Concept Visualization

Solution

Let:

\[ E = \text{passing English}, \quad H = \text{passing Hindi} \]

Given:

\[ P(E)=0.75,\quad P(E \cap H)=0.5,\quad P(\text{neither})=0.1 \]

Step 1: Find \(P(E \cup H)\)

Using complement:

\[ P(E \cup H) = 1 - P(\text{neither}) \] \[ \begin{aligned} P(E \cup H) &= 1 - 0.1 \\ &= 0.9 \end{aligned} \]

Step 2: Use addition rule

\[ P(E \cup H) = P(E) + P(H) - P(E \cap H) \]

Substitute values:

\[ \begin{aligned} 0.9 &= 0.75 + P(H) - 0.5 \end{aligned} \]

Simplify RHS:

\[ 0.75 - 0.5 = 0.25 \] \[ 0.9 = 0.25 + P(H) \]

Solve:

\[ \begin{aligned} P(H) &= 0.9 - 0.25 \\ &= 0.65 \end{aligned} \]

Final Answer: \(0.65\)

Significance for Exams

• Combines complement + addition rule in one problem.
• Very common in CBSE case-based questions.
• Important for JEE logical probability problems.
• Key idea: “neither” ⇒ use complement of union.

Theory

This is a standard application of set theory in probability.

• \(P(A \cup B) = P(A) + P(B) - P(A \cap B)\)
• \(P(\text{neither}) = 1 - P(A \cup B)\)
• \(P(\text{only }B) = P(B) - P(A \cap B)\)

Solution Roadmap

• Step 1: Convert numbers into probabilities.
• Step 2: Use addition rule for union.
• Step 3: Use complement for “neither”.
• Step 4: Use subtraction for “only” case.

Concept Visualization

Solution

Total students:

\[ n(S) = 60 \]

Given:

\[ n(NCC)=30,\quad n(NSS)=32,\quad n(NCC \cap NSS)=24 \]

(i) Probability of NCC or NSS

Using addition rule:

\[ \begin{aligned} n(NCC \cup NSS) &= n(NCC) + n(NSS) - n(NCC \cap NSS) \\ &= 30 + 32 - 24 \\ &= 62 - 24 \\ &= 38 \end{aligned} \]

Therefore:

\[ \begin{aligned} P(NCC \cup NSS) &= \frac{38}{60} \\ &= \frac{19}{30} \end{aligned} \]

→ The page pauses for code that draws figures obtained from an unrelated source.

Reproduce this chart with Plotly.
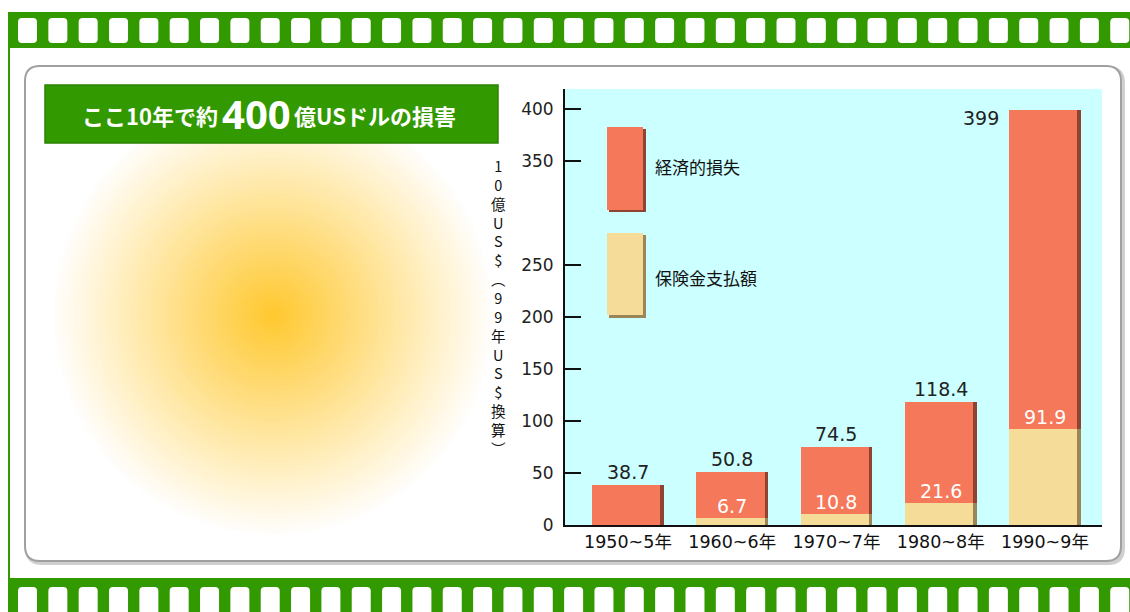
import plotly.graph_objects as go

# ---------------- data ----------------
categories = ["1950~5年", "1960~6年", "1970~7年", "1980~8年", "1990~9年"]
economic_loss = [38.7, 50.8, 74.5, 118.4, 399]
insured_loss = [None, 6.7, 10.8, 21.6, 91.9]
y_tick_vals = [0, 50, 100, 150, 200, 250, 350, 400]
y_tick_text = ["0", "50", "100", "150", "200", "250", "350", "400"]
series_names = ["経済的損失", "保険金支払額"]
title_parts = ["ここ10年で約", "400", "億USドルの損害"]
y_title = "10億US$︵99年US$換算︶"

# ---------------- styling ----------------
W_FIG, H_FIG = 1130, 612
L, R, T, B = 565, 1102, 89, 525
PW, PH = R - L, B - T
GREEN = "#339900"
RED = "#F5785A"
RED_SH = "#8E4430"
YEL = "#F5DC98"
YEL_SH = "#9A8656"
CYAN = "#CCFFFF"
NUM_FONT = "DejaVu Sans, Noto Sans CJK JP"
JP_FONT = "Noto Sans CJK JP, DejaVu Sans"


def px(x):
    return (x - L) / PW


def py(y):
    return (B - y) / PH


def rrect_path(x0, y0, x1, y1, r):
    pts = [
        ("M", [(x0 + r, y0)]), ("L", [(x1 - r, y0)]), ("Q", [(x1, y0), (x1, y0 + r)]),
        ("L", [(x1, y1 - r)]), ("Q", [(x1, y1), (x1 - r, y1)]), ("L", [(x0 + r, y1)]),
        ("Q", [(x0, y1), (x0, y1 - r)]), ("L", [(x0, y0 + r)]), ("Q", [(x0, y0), (x0 + r, y0)]),
    ]
    s = ""
    for cmd, ps in pts:
        s += cmd + " " + " ".join(f"{px(a):.5f},{py(b):.5f}" for a, b in ps) + " "
    return s + "Z"


shapes = []


def add_rect(x0, y0, x1, y1, fill, line=None, lw=0):
    shapes.append(dict(type="rect", xref="paper", yref="paper", layer="below",
                       x0=px(x0), x1=px(x1), y0=py(y1), y1=py(y0),
                       fillcolor=fill, line=dict(color=line or fill, width=lw)))


# panel (rounded, with shadow)
shapes.append(dict(type="path", xref="paper", yref="paper", layer="below",
                   path=rrect_path(27, 68, 1123, 563, 15),
                   fillcolor="#FFFFFF", line=dict(color="#CFCFCF", width=4)))
shapes.append(dict(type="path", xref="paper", yref="paper", layer="below",
                   path=rrect_path(25, 66, 1121, 561, 15),
                   fillcolor="#FFFFFF", line=dict(color="#A0A0A0", width=2)))

# sun glow (concentric rings)
cx, cy, RAD = 273, 315, 224
N = 44
for i in range(N):
    t = 1 - i / N
    f = t ** 1.0
    g_ = int(200 + 55 * f)
    b_ = int(45 + 210 * f)
    rr = RAD * t
    shapes.append(dict(type="circle", xref="paper", yref="paper", layer="below",
                       x0=px(cx - rr), x1=px(cx + rr), y0=py(cy + rr), y1=py(cy - rr),
                       fillcolor=f"rgb(255,{g_},{b_})", line=dict(width=0)))

# title box
add_rect(45, 85, 498, 143, GREEN, "#2B8200", 1.5)

# plot area background
add_rect(L, T, R, B, CYAN)

# film strips
add_rect(8, 12, 1135, 48, GREEN)
add_rect(8, 578, 1135, 620, GREEN)
add_rect(8, 48, 10, 578, GREEN)
period = 30.34
for k in range(38):
    hx = 18 + period * k
    shapes.append(dict(type="path", xref="paper", yref="paper", layer="below",
                       path=rrect_path(hx, 18, hx + 19, 43, 4),
                       fillcolor="#FFFFFF", line=dict(width=0)))
    shapes.append(dict(type="path", xref="paper", yref="paper", layer="below",
                       path=rrect_path(hx, 587, hx + 19, 625, 4),
                       fillcolor="#FFFFFF", line=dict(width=0)))

# legend swatches
add_rect(609, 129, 646, 212, RED_SH)
add_rect(607, 127, 643, 210, RED)
add_rect(609, 235, 646, 318, YEL_SH)
add_rect(607, 233, 643, 315, YEL)

# ---------------- traces ----------------
BW = 0.69
BW_MAIN = 0.655
OFF = -BW / 2
fig = go.Figure()
fig.add_trace(go.Bar(x=categories, y=economic_loss, width=BW, offset=OFF,
                     marker=dict(color=RED_SH, line=dict(width=0)),
                     showlegend=False, hoverinfo="skip"))
fig.add_trace(go.Bar(x=categories, y=economic_loss, width=BW_MAIN, offset=OFF,
                     name=series_names[0],
                     marker=dict(color=RED, line=dict(width=0))))
fig.add_trace(go.Bar(x=categories, y=insured_loss, width=BW, offset=OFF,
                     marker=dict(color=YEL_SH, line=dict(width=0)),
                     showlegend=False, hoverinfo="skip"))
fig.add_trace(go.Bar(x=categories, y=insured_loss, width=BW_MAIN, offset=OFF,
                     name=series_names[1],
                     marker=dict(color=YEL, line=dict(width=0))))

# ---------------- annotations ----------------
ann = []
YMAX = 419
for i, (c, v) in enumerate(zip(categories, economic_loss)):
    if v > YMAX * 0.9:
        ann.append(dict(x=i + OFF, y=v, xref="x", yref="y", text=f"{v:g}",
                        xanchor="right", yanchor="top", xshift=-8, yshift=5,
                        showarrow=False, font=dict(family=NUM_FONT, size=19, color="#222222")))
    else:
        ann.append(dict(x=i, y=v, xref="x", yref="y", text=f"{v:g}",
                        xanchor="center", yanchor="bottom", yshift=0,
                        showarrow=False, font=dict(family=NUM_FONT, size=19, color="#222222")))
for i, (c, v) in enumerate(zip(categories, insured_loss)):
    if v is None:
        continue
    ann.append(dict(x=i, y=v, xref="x", yref="y", text=f"{v:g}",
                    xanchor="center", yanchor="bottom", yshift=-1,
                    showarrow=False, font=dict(family=NUM_FONT, size=19, color="#FFFFFF")))

# legend labels
ann.append(dict(x=px(653), y=py(166), xref="paper", yref="paper", text=series_names[0],
                xanchor="left", yanchor="middle", showarrow=False,
                font=dict(family=JP_FONT, size=17, color="#111111")))
ann.append(dict(x=px(653), y=py(277), xref="paper", yref="paper", text=series_names[1],
                xanchor="left", yanchor="middle", showarrow=False,
                font=dict(family=JP_FONT, size=17, color="#111111")))

# y-axis title (vertical stacked)
ann.append(dict(x=px(498), y=py(307), xref="paper", yref="paper",
                text="<br>".join(list(y_title)),
                xanchor="center", yanchor="middle", showarrow=False,
                font=dict(family=JP_FONT, size=14.5, color="#111111")))

# title in the green box
ann.append(dict(x=px(220), y=py(115), xref="paper", yref="paper", text="<b>" + title_parts[0] + "</b>",
                xanchor="right", yanchor="middle", showarrow=False,
                font=dict(family=JP_FONT, size=22, color="#FFFFFF")))
ann.append(dict(x=px(256), y=py(113), xref="paper", yref="paper", text="<b>" + title_parts[1] + "</b>",
                xanchor="center", yanchor="middle", showarrow=False,
                font=dict(family="Noto Sans, DejaVu Sans", size=40, color="#FFFFFF")))
ann.append(dict(x=px(292), y=py(115), xref="paper", yref="paper", text="<b>" + title_parts[2] + "</b>",
                xanchor="left", yanchor="middle", showarrow=False,
                font=dict(family=JP_FONT, size=22, color="#FFFFFF")))

fig.update_layout(
    width=W_FIG, height=H_FIG,
    margin=dict(l=L, r=W_FIG - R, t=T, b=H_FIG - B, pad=0),
    paper_bgcolor="#FFFFFF", plot_bgcolor="rgba(0,0,0,0)",
    barmode="overlay", bargap=0, showlegend=False,
    shapes=shapes, annotations=ann,
    xaxis=dict(type="category", range=[-0.604, 4.547], showline=True, linecolor="#111111",
               linewidth=2, ticks="", showgrid=False, zeroline=False,
               tickfont=dict(family=NUM_FONT, size=17.5, color="#111111")),
    yaxis=dict(range=[0, YMAX], tickvals=y_tick_vals, ticktext=y_tick_text,
               showline=True, linecolor="#111111", linewidth=2,
               ticks="inside", ticklen=16, tickwidth=2, tickcolor="#111111",
               showgrid=False, zeroline=False, ticklabelstandoff=6,
               tickfont=dict(family=NUM_FONT, size=17, color="#222222")),
)

fig.write_html("out.html")
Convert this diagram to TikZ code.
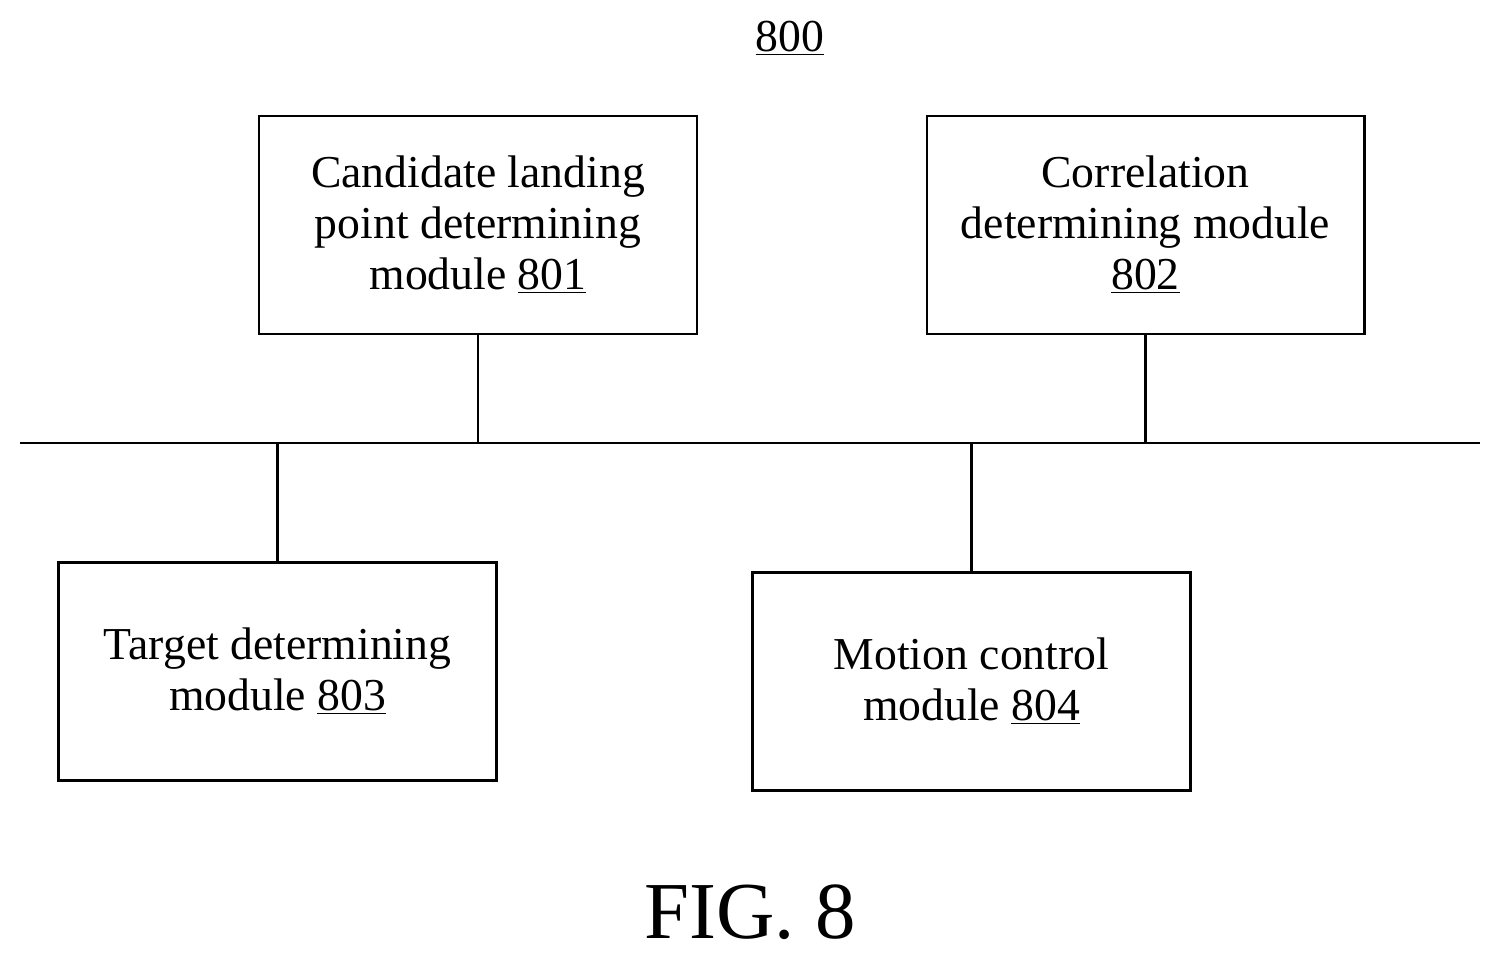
\documentclass[tikz,border=0pt]{standalone}
\usepackage{fontspec}
\setmainfont{Liberation Serif}
\usetikzlibrary{positioning}

\begin{document}
\begin{tikzpicture}[x=0.02cm,y=-0.02cm,
                    module/.style={draw,line width=1.2pt,minimum width=8.76cm,minimum height=4.36cm,
                                   align=center,font=\fontsize{26}{29}\selectfont},
                    bus/.style={line width=1.2pt}]
    \useasboundingbox (0,0) rectangle (1501,959);
    \node (title) at (790,38) {\fontsize{26}{29}\selectfont\underline{800}};
    \node[module] (cand) at (478,225) {Candidate landing\\point determining\\module \underline{801}};
    \node[module] (corr) at (1145.5,225) {Correlation\\determining module\\\underline{802}};
    \node[module] (targ) at (277.5,671.5) {Target determining\\module \underline{803}};
    \node[module] (motion) at (971.5,681.5) {Motion control\\module \underline{804}};
    \coordinate (busl) at (20,443);
    \coordinate (busr) at (1480,443);
    \draw[bus] (busl) -- (busr);
    \draw[bus] (cand.south) -- (cand.south |- busl);
    \draw[bus] (corr.south) -- (corr.south |- busl);
    \draw[bus] (targ.north) -- (targ.north |- busl);
    \draw[bus] (motion.north) -- (motion.north |- busl);
    \node (fig) at (750,912) {\fontsize{46}{50}\selectfont FIG. 8};
\end{tikzpicture}
\end{document}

(ii) Probability of neither NCC nor NSS

Using complement:

\[ \begin{aligned} P(\text{neither}) &= 1 - P(NCC \cup NSS) \\ &= 1 - \frac{19}{30} \end{aligned} \]

Convert 1 into fraction:

\[ 1 = \frac{30}{30} \] \[ \begin{aligned} P(\text{neither}) &= \frac{30}{30} - \frac{19}{30} \\ &= \frac{11}{30} \end{aligned} \]

(iii) Probability of NSS but not NCC

Students in NSS but not NCC:

\[ \begin{aligned} n(\text{only NSS}) &= n(NSS) - n(NCC \cap NSS) \\ &= 32 - 24 \\ &= 8 \end{aligned} \]

Therefore:

\[ \begin{aligned} P(\text{NSS but not NCC}) &= \frac{8}{60} \\ &= \frac{2}{15} \end{aligned} \]

Final Answers: (i) \(\frac{19}{30}\), (ii) \(\frac{11}{30}\), (iii) \(\frac{2}{15}\)

Significance for Exams

• Classic set theory + probability integration.
• Very common in CBSE case-based and data interpretation questions.
• Important for JEE Main logical elimination.
• Builds foundation for Venn diagram-based reasoning.